A REBEL IN TIME, Harry Harrison, Tor, 1983, paperback, 315pp.
This is a time travel book and you can guess the gimmick just from the title and cover art. So you are several steps ahead of the good guys but you are still pulled along, wondering just how this will play out. How will they catch on to Colonel Wesley McCullough's plan? How will they figure out how he makes his one-way trip through time? That occupies the first half of this fast-reading novel.
By the time you reach the second half, you find yourself trailing investigator Sergeant Troy Harmon, wondering how he will answer the questions that occur to the reader. Will Sergeant Harmon, who is black, dare pursue McCullough on a one-way trip to the pre-Civil War South, of all places? Is McCullough waiting for him? How can Harmon possibly accomplish his mission? And just what is McCullough's incredible and insane history-changing plan? Will he change time? Can he change time?

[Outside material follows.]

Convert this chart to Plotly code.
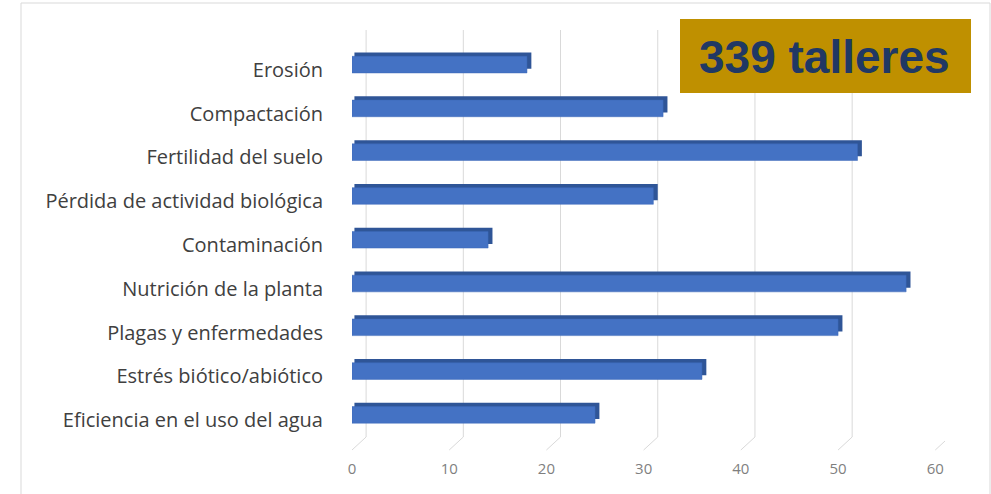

The story is solid and moves irresistably forward. Harrison answers the questions raised while telling his tale which plays around with one of those big what-ifs of history always very popular in science fiction.
There's even a nice little personal twist for Harmon in the end.
The noted author of many science fiction classics, Harry Harrison is probably best known to the mainstream reader for writing "Make Room, Make Room" which was the basis of the Charlton Heston movie, Soylent Green ("Soylent Green is people). He also created the popular science fiction series character, the Stainless Steel Rat.
Even if you don't care for science fiction, you may find yourself enjoying this book. It is not a nuts and bolts space opera with a distant or even a near-future setting.
The setting for the first half of the book, as you should realize by now, is the mundane present-day while the second half shifts to the historical pre-Confederate South. Nary a spaceship to be found.
It starts prosaically with a red flag going up when McCullough, the officer in charge of security at a secret government lab, is found to be acting out of character... especially when he goes Goldfinger, buying up gold, even mortgaging his house to build up his supply.
Nothing illegal about that, but his behavior changes do make him look suspicious and worthy of a quick investigation rather than chance later recriminations. Harmon is assigned and the plot, as they suggest, thickens.
Murders occur and McCullough seems pretty clearly to be the suspect who hasn't even done much to cover his culpability. But he and his gold disappears. Investigators want to know where and are understandably confused.
That's more than enough detail. If you come across it at a yard sale, pick it up. Or check Half.com, Amazon, or eBay for this out of print book.